No matter what you do, you're going to have to target the Phi much as you would target OpenCL, and run dedicated code on it that way.
There is a two pronged attack Intel is using with Phi.
a. Apps that run on High Performance Clusters (i.e., computational clusters). Typically these are clusters of Linux boxes. That software ports over to Phi cards relatively easily because the Phi card is running Linux. This is the low-hanging-fruit so approach is more evolved.
If Phi caps the encroachment of more mainstream GPGPU cards from supercomputer design wins, then Intel will be happy.
b. Intel maps the OpenCL model onto the Phi card. You can run OpenCL code on the Phi card. You probably won't get a the highest match to peak theoretical performance, but you can. This isn't as mature and Intel dog and pony demos don't really push this option.... yet.
http://software.intel.com/en-us/art...ming-guide-for-the-intel-xeon-phi-coprocessor
http://software.intel.com/en-us/art...l-applications-for-intel-xeon-phi-coprocessor
These cards are not currently supported under Windows (as in, there's no drivers for them at all).
This too is why the OpenCL lags behind. In the Windows ( and OS X ) space there is a wider base of apps that are "shipping" computation off to "helpers" with OpenCL. In Linux, that more likely would be done with MPI (e.g. OpenMPI) and OpenMP which have been around alot longer.
Even if there were, I know for a fact that neither MAXON, ChaosGroup, LAUBlab, or Adobe is interested in supporting this card...... It would be analogous to them porting to a third option- OpenCL, CUDA, and now the Phi-
It would more so be a variant of a OpenCL where the n-way of the architecture leaks back through the OpenCL interface. The much larger blocker for folks like Adobe , MAXON , etc
far more seems to be they don't have Linux apps and don't "plug-into" Linux based HPC clusters well.

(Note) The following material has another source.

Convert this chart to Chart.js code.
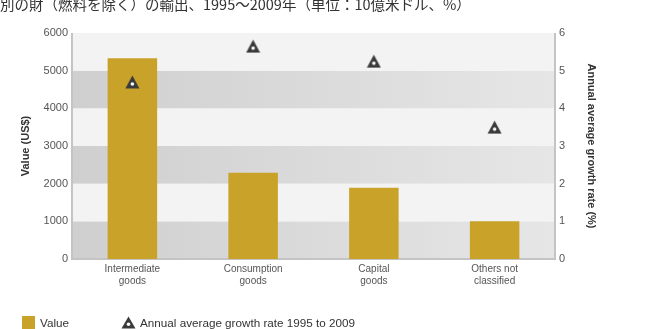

This is primarily why I said Apple could make a difference if they wanted to try. It is the "hook two Unix instances to do work together" drivers ( which pragmatically includes the OpenCL glue to do the dispatching of the computations/data to the Phi card) that is the essentially the missing part.
I suspect though that it is a much higher Apple priority to stoke the fires under the chairs under Intel folks in the integrated graphics group. With Haswell GPUs, Intel is only just catching up to the full OpenCL API. The catch-22 is that the performance of the HD 4000 and HD 5000 series isn't a huge barn-burner (compared to what AMD and Nvidia are currently delivering) while they do have a barn-burner in Phi but the OpenCL interface is missing or immature on anything but Linux.
and we don't even have full support for both OpenCL and CUDA in the CG industry.
In industries where they are charging a relatively high amount per computation grid node. .... They are just going to drag their feet on this. If one node could do the work of three that could result in a 2/3% reduction in income for them. Very few companies are going to accelerate investment into that.